ECLI:NL:RBDHA:2023:17674
Rechtbank Den Haag
- Voorlopige voorziening
- Rechtspraak.nl
Afwijzing verzoek voorlopige voorziening in asielzaak met tijdelijke bescherming
In deze zaak heeft de voorzieningenrechter van de Rechtbank Den Haag op 17 november 2023 uitspraak gedaan in een verzoek om een voorlopige voorziening.

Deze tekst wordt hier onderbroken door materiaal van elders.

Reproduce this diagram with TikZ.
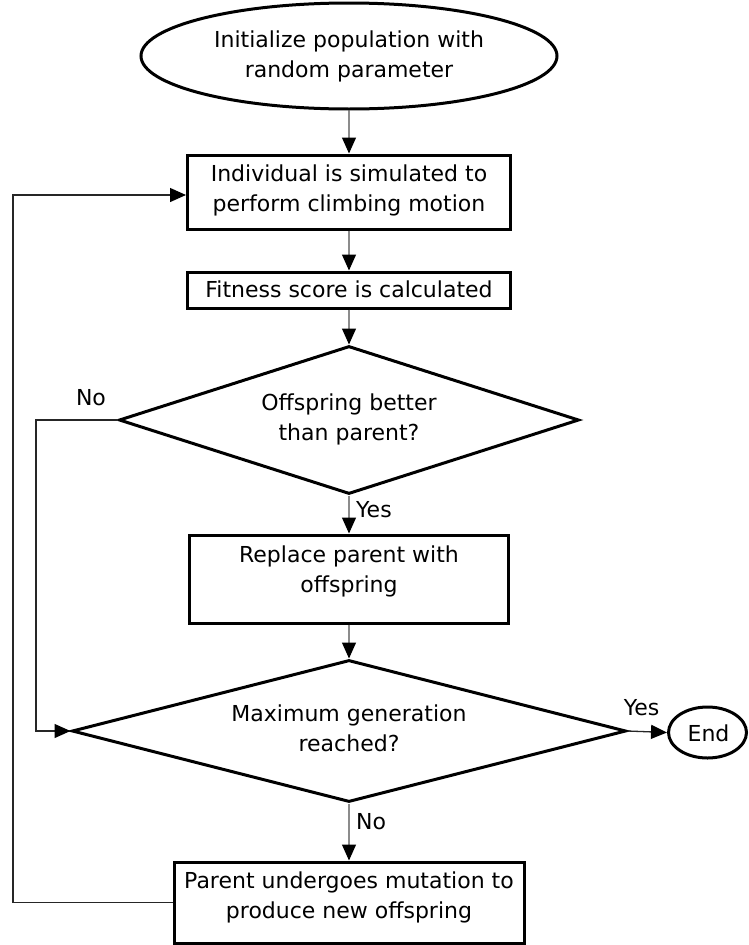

De eiser, een man van Marokkaanse nationaliteit, had beroep ingesteld tegen een besluit van de staatssecretaris van Justitie en Veiligheid, waarin hem werd meegedeeld dat zijn recht op tijdelijke bescherming, zoals bedoeld in Richtlijn 2001/55/EG, zou eindigen op 4 september 2023. De eiser had verzocht om een voorlopige voorziening, omdat hij meende dat zijn situatie een spoedige beoordeling vereiste.
De zitting vond plaats op 14 november 2023, waar zowel de gemachtigde van de eiser als de gemachtigde van de verweerder aanwezig waren. Tijdens de zitting is het verzoek om voorlopige voorziening behandeld. De voorzieningenrechter heeft op dezelfde dag uitspraak gedaan in het samenhangende beroep van de eiser, dat ongegrond werd verklaard. Gezien deze uitspraak was de voorzieningenrechter van mening dat er geen noodzaak meer bestond voor het treffen van een voorlopige voorziening, en heeft het verzoek dan ook afgewezen.
De voorzieningenrechter heeft tevens overwogen dat er geen aanleiding is voor een proceskostenveroordeling. De uitspraak is openbaar gemaakt en er staat geen hoger beroep of verzet open tegen deze beslissing. De zaak betreft belangrijke juridische aspecten van het bestuursrecht en vreemdelingenrecht, met specifieke verwijzingen naar Europese richtlijnen en uitvoeringsbesluiten.